The first part about foreigners, seems to continue to have relevance today. For example, in the US, foreigners can come here, have children, and then send them to free public schools, and they can show up at the Emergency Room and get free medical treatment (if they just never bother to pay the bill), as well as being able to take advantage of everyday things like free roads, military protection and fire protection service. Even such an innovation as ID cards and large databases to keep track of citizens don't settle this problem. The vast size makes anonymity, a boon for illegal immigrants in particular, possible. The second concern Aristotle has seems at first blush outdated, since we have technology of mass communication. But is it? Can a presidential candidate really address the needs to tens of millions of people? Maybe candidates resort more to vagueness and double talk and are less clear about their platform because they really can't and they want to leave it up to the voter to fill in the vagueness. Certainly presidents nor even Federal representatives, maybe not even local representatives can represent that many people. Trying to address so many different needs is impossible and thus blanket solutions that help some people pretty well, and many people poorly, and many people harms have to be resorted to.
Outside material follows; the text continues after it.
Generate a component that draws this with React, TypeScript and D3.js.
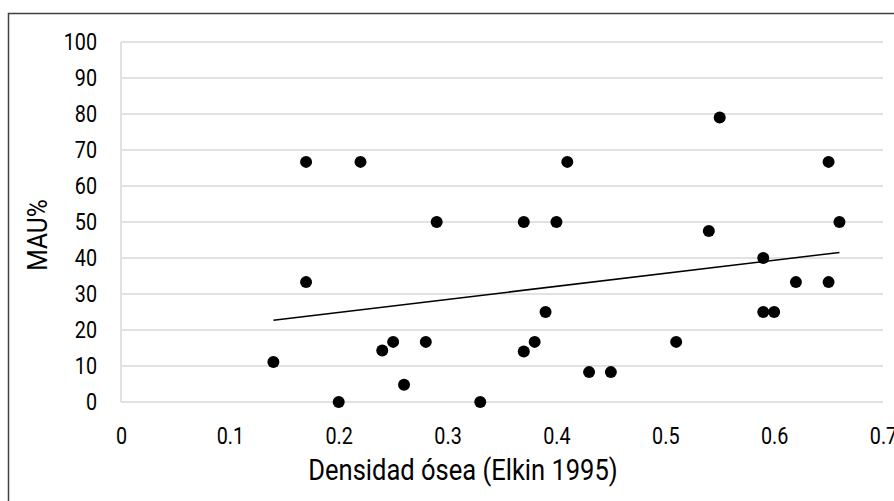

Maybe the number of people someone can speak to at once and the amount of land one can take in in one viewing is a good upper limit.

Over large states can be unwieldy. Rome had to be broken up into four units under Diocletian to keep from collapsing, and eventually settled into two distinct states. Many a large empire has simply fell into decline, heading quickly towards collapse (Akkadian, Hittite, Persian, Roman, Byzantine, Holy Roman Empire, Ottoman, USSR). Even today, most of the places with the highest standard of living and the highest level of prosperity per capita are small states (places like Hong Kong, Denmark, Norway, Switzerland, Lichtenstein, Andorra, UAE, Singapore and so on).

The lower limit that Aristotle sets, being able to be self-sufficient, seems unhelpful. An individual person can be self-sufficient, making all their food and clothes and such. In addition, an individual would be much poorer for being self-sufficient. I can afford my own apartment with lots of food and clothes and books and computer, etc, because I don't have to make them all, but can trade my services for them. The same applies to the state. A state is more prosperous by trade. Many of the examples I listed of prosperous small states are preeminently un-self-sufficient, like Hong Kong, with no natural resources whatsoever to offer and no agriculture. Trade has the additional benefit of reducing the likelihood of war, since countries mutually dependent on each other through trade, are disinclined to start pointing the guns at each other (is it a coincidence that the two countries the US is currently at war with are countries it has been openly restricting trade to, imposing economic sanctions on Iraq for years, and trying to prevent the only substantial trade with Afghanistan, recreational drugs, especially heroine, from entering the country). I guess as soon as we start to say things like "could there be a state with only one person, or two people, or four people?" that it seems feasible that there could be a lower limit to the size of a state. If you're too small it seems unnecessary to declare yourself independent. So what would the minimum size of state be?